Impulsive Behavior in Children

by Kathy Love

Impulsive behaviors are actions that occur without any control or thought of the consequences of the behavior. In children, impulsive behavior also includes several types of inappropriate behaviors such as fighting with other children, losing one’s temper regularly, throwing tantrums, speaking out of turn, and deliberate self-harm. If your child does exhibit any of these types of behavior patterns consistently, it may be time to reach out for some professional help. Impulsive behavior in children tends to continue into adulthood and develop into other more serious problems such as substance abuse and addictive behavior patterns.

The most common causes of impulsive behavior in children are learning disabilities or conditions such as ADHD or autism. Before beginning any child behavior modification treatment, it is important to determine the possible cause of your child’s impulsivity. Children with learning disabilities or ADD are often prone to inappropriate behaviors and come with their own set of problems and issues. Forcing such children to think rationally and curb their impulsivity may take longer than normal.

If any other cause for impulsivity has been ruled out, there are a number of strategies to help modify impulsive behavior in children. These include:
  • Positive reinforcement – There is a tendency to punish bad behavior but ignore good behavior. Positive reinforcement helps train your child to respond in a particular way and to recognize what is and is not acceptable.
  • Apply consequences for negative behavior – The trick here is to intervene as soon as the behavior occurs or soon after the impulsive act takes place. Intervening at the correct time will help reduce bad behavior and make your child understand the consequences of his actions. Time out is a popular choice for dealing with misbehavior.
  • Avoid lecturing – Children have small attention spans and will rarely pay heed to long lectures about good and bad behavior. Refer to the here and now and let your actions speak for themselves.
  • Do not criticize – Criticism is another form of attention and can serve to increase bad or impulsive actions. Focus on the problem at hand and the immediate reward or punishment required. Additionally, never ever criticize your child in front of others as well.
  • Develop a plan – Consult with your child’s teachers at school to devise a behavior modification plan that is carried out throughout the day.
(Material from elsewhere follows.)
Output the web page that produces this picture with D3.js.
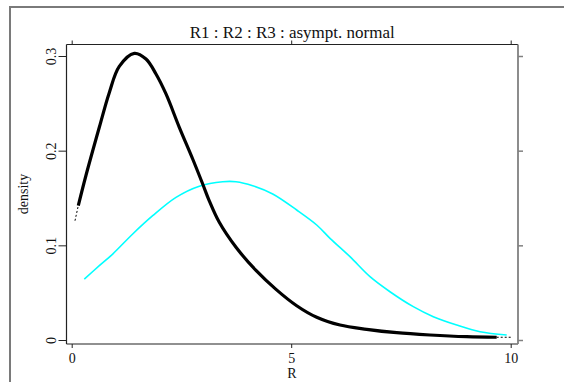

If the child resorts to impulsive or inappropriate behavior during school hours, the punishment or consequences should be seen through just as it is done at home. In much the same way, appropriate behavior should be acknowledged and rewarded immediately. If your child tends to be disruptive in class or does not stick by the rules, confer with the school authorities to devise a way to discipline the child that is acceptable to all.
As a parent you can also help your child curb his impulsive behavior by:
  • Encouraging your child to think about the consequences of his actions.
  • Teaching him to understand that what he does now will not necessarily make him feel good later on.
  • Sharing with him your own experiences with impulsivity.
  • Praising him for the times when he does curb his impulses and show self-control.
  • Keeping a logbook of your child’s behavior patterns including your response to his actions.
  • Encouraging physical activities and sports so that your child can blow off steam in a healthy manner. Teaching your child yoga and meditation has been proven to help improve concentration and reduce problems with anger management.
  • Not comparing your child with others. Every child is unique and child-rearing rarely has a universal set of rules to follow.  
  • Understanding your child’s limitations. If your child does have a genuine problem such as a learning disability or ADHD, expecting him to perform on the same level as a normally functioning child is both unrealistic and unfair.
  • Keeping a calm and positive attitude to help deal with your impulsive child.
  • Educating yourself about child psychology and behavior management techniques.